Loin de moi l’idée, par ce titre, de diminuer la qualité des prestations offertes hier par les artistes invités lors du (désormais) classique concert de Noël éclectique de l’Orchestre métropolitain et Yannick Nézet-Séguin. Mélissa Bédard en impose dans Glory Alleluia et le Minuit, chrétiens. Sa voix de contralto ample et très juste, sans fioritures inutiles, s’est agréablement démarquée. Kim Richardson fait de même avec d’autres classiques comme Noël blanc ou I’ll be Home for Christmas. Et puis la sensation lyrique de l’heure, Élizabeth St-Gelais nous a offert les Anges dans nos campagnes et un Sainte Nuit (en innu) plutôt réussis. Un très beau duo avec Michel Rivard aussi, avec un Gens du pays bien senti. Ce dernier a également offert C’est dans la famille, initialement un peu fragile, mais authentique.
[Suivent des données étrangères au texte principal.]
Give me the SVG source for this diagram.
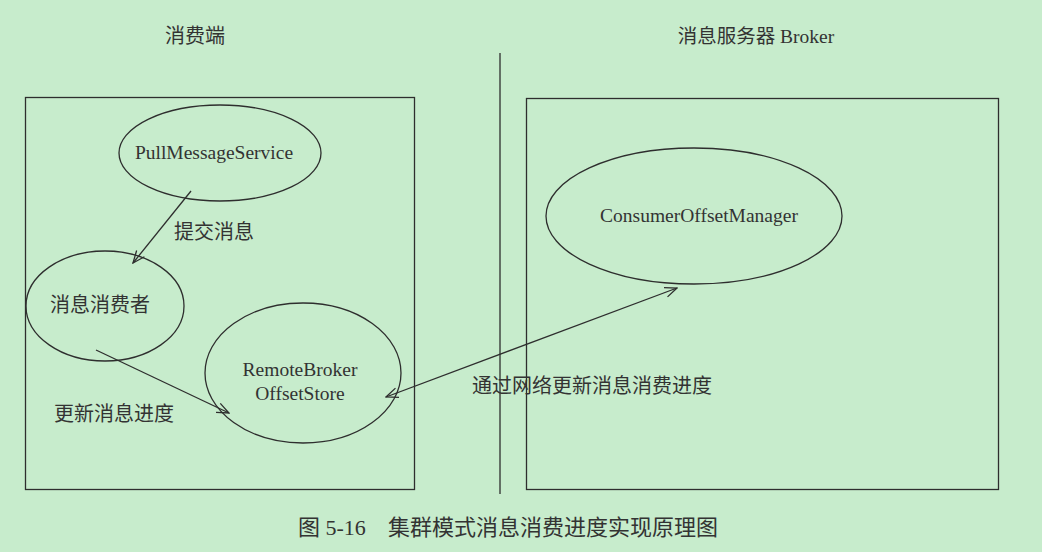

Taurey Butler, M. Charlie Brown Christmas à Bourgie, avec les excellents Wali Muhammad à la batterie et Morgan Moore à la contrebasse, y est allé de jolies envolées jazz au piano (pas de Charlie Brown, cela dit. C’est réservé pour l’autre salle) dans quelques titres traditionnels du répertoire, et le violoniste trad David Boulanger nous a lancé un très agréable Petit concerto pour Carignan et orchestre d’André Gagnon, avec Oleg Larshin, premier violon de l’OM. Contrastes bien maîtrisés entre les solos ‘’classiques’’ de Larshin et trad de Boulanger, échos modernes de Yehudi Menuhin et de Jean Carignan, pour qui l’œuvre a été composée. Un vrai chef-d’œuvre miniature, qui était accompagné par un autre incontournable de Dédé : un extrait de son album Noël de 1992, la chaleureuse et doucement mélancolique Ronde des bergers. Je n’avais jamais porté attention à ce détail auparavant, mais les solos de cor y sont redoutables! Même le toujours parfait Louis-Philippe Marsolais l’a appris à ses dépens (Oh, à peine un accroc. Mais dans son cas, c’est rarissime). Bien entendu, la finale a été assurée par tout le monde en même temps, communion indispensable qui s’est incarnée par le classique de Beau Dommages/Michel Rivard : 23 décembre. Grande réussite rassembleuse écuménique à l’image du Québec à la fois ‘’de souche’’ et coloré par sa diversité moderne. Bravo.
Bref, tout le monde était à la hauteur, et plus encore. La bonne humeur régnait, Yannick dirigeait avec son habituel pep, les musiciens de l’OM souriaient amplement, la scène et la Maison symphonique dans son ensemble brillaient de mille couleurs, dans une ambiance molletonnée et invitante. Chapeau bas, donc. Mais, la raison pour laquelle je tenais à inscrire le nom d’Antoine Gratton dans mon titre, c’est que le lien suprême entre tous les morceaux, toutes les prestations, tous les styles musicaux évoqués dans cette messe laïque et musicale, l’unifiant qui a permis de passer presque deux heures, sans entractes et sans véritables longueurs, bien accrochés au déroulement, cet indispensable secret de la réussite, ce sont les arrangements d’Antoine Gratton.
L’auteur-compositeur-interprète qui s’est un temps fait appeler A Star, est également depuis quelques années un très habile arrangeur pour des concerts pop symphoniques. Hier, il a fait flèche de tout bois grâce à l’originalité des partitions qu’il a réalisées pour l’orchestre et le chœur qui accompagnaient ainsi avec brio les prestations ci-haut mentionnées. Peu importe que les airs soient archi connus, Gratton sait parsemer ses arrangements de multiples surprises pour les oreilles, qu’elles soient harmoniques, coloristiques ou rythmiques. Je prends un exemple parmi d’autres : ce contrepoint entre les clochettes de l’orchestre et les clappements de mains des choristes dans un passage de My Favourite Things. Réjouissant.
L’arrangeur est trop souvent oublié dans ce genre d’événement, mais il ne le faut pas, et surtout pas dans le cas de ce concert qui aurait pu virer à la litanie de mélodies sirupeuses enchaînées interminablement, s’il eut été d’autres plumes moins créatives. Des milliers de soupers de dinde, de tourtière et d’atocas se ressemblent un peu partout au Québec pendant les fêtes. Mais il y a parfois un.e chef.fe en cuisine, caché.e derrière ses chaudrons, qui réussit à réinventer la sauce et unifier le tout de façon assez originale pour qu’on la remarque. Et cela sans tomber dans une témérité exagérée qui laisserait un goût amer à l’expérience. Dans des cas comme celui-là, invitons cette personne à la table et honorons-la (ce qui a d’ailleurs été fait sur scène hier).
Ne doutons pas un seul instant qu’il y aura une édition 2025.